Runbooks¶
Runbooks are step-by-step troubleshooting guides that Holmes follows when investigating issues. When a user asks a question or an alert fires, Holmes automatically matches relevant runbooks from its catalog and fetches them using the fetch_runbook tool. It then follows the runbook instructions step-by-step, calling tools to gather data and reporting results for each step.

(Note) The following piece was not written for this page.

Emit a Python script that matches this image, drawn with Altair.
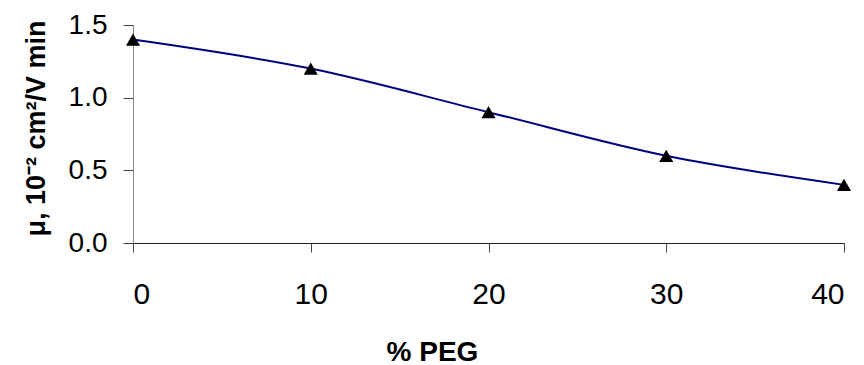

Runbooks work with all Holmes interfaces — the CLI (ask and investigate commands), the HTTP server, and the Python SDK.
How It Works¶
- Holmes receives a question or alert
- Holmes compares the issue against runbook descriptions in the catalog
- If a runbook matches, Holmes fetches it with the
fetch_runbooktool - Holmes follows the runbook steps, calling tools to gather data at each step
- Holmes reports findings with a checklist showing completed and skipped steps
Built-in Runbooks¶
Holmes ships with a built-in runbook catalog at holmes/plugins/runbooks/. These are available automatically — no configuration needed.
Custom Runbook Catalogs¶
You can add your own runbooks by creating a catalog and pointing Holmes to it.
Creating a Catalog¶
A catalog consists of a catalog.json index file and one or more markdown runbook files:
my-runbooks/
├── catalog.json
├── database/
│ ├── postgres_troubleshooting.md
│ └── redis_connection_issues.md
└── networking/
└── dns_resolution.md
catalog.json:
{
"catalog": [
{
"id": "postgres-troubleshooting.md",
"update_date": "2026-01-15",
"description": "Troubleshooting PostgreSQL connection and performance issues",
"link": "database/postgres_troubleshooting.md"
},
{
"id": "redis-connection-issues.md",
"update_date": "2026-01-15",
"description": "Diagnosing Redis connection failures and timeout issues",
"link": "database/redis_connection_issues.md"
},
{
"id": "dns-resolution.md",
"update_date": "2026-01-15",
"description": "Troubleshooting DNS resolution failures in Kubernetes clusters",
"link": "networking/dns_resolution.md"
}
]
}
Each entry has:
id: Unique identifier (typically the filename)update_date: Last updated date (YYYY-MM-DD)description: Used by the LLM to match the runbook to user questions — make this descriptivelink: Relative path fromcatalog.jsonto the markdown file
Writing a Runbook¶
Runbooks are markdown files with a structured format that guides Holmes through troubleshooting steps:
# PostgreSQL Connection Troubleshooting
## Goal
Diagnose and resolve PostgreSQL database connection issues.
Follow the workflow steps sequentially.
## Workflow
1. **Check database pod status**
* Verify pods are running and not restarting
* Check resource usage (CPU, memory)
2. **Test database connectivity**
* Verify the connection string and credentials
* Check network policies and service endpoints
3. **Examine database logs**
* Look for authentication failures
* Check for max connection limit errors
4. **Review client configuration**
* Validate connection pool settings
* Check timeout configurations
## Synthesize Findings
Correlate the outputs from each step to identify the root cause.
## Recommended Remediation Steps
* **Authentication failures**: Verify credentials in the application Secret
* **Connection limit**: Increase `max_connections` or add connection pooling
* **Network issues**: Check NetworkPolicies and DNS resolution
The key sections are:
- Goal: What the runbook addresses
- Workflow: Sequential diagnostic steps Holmes will execute using its tools
- Synthesize Findings: How to interpret combined results
- Recommended Remediation Steps: Solutions based on findings
Configuring Custom Catalogs¶
Add catalog paths to ~/.holmes/config.yaml:
Mount your catalog files and reference them in values:
Multiple catalogs are merged — entries from all catalogs are combined with the built-in catalog.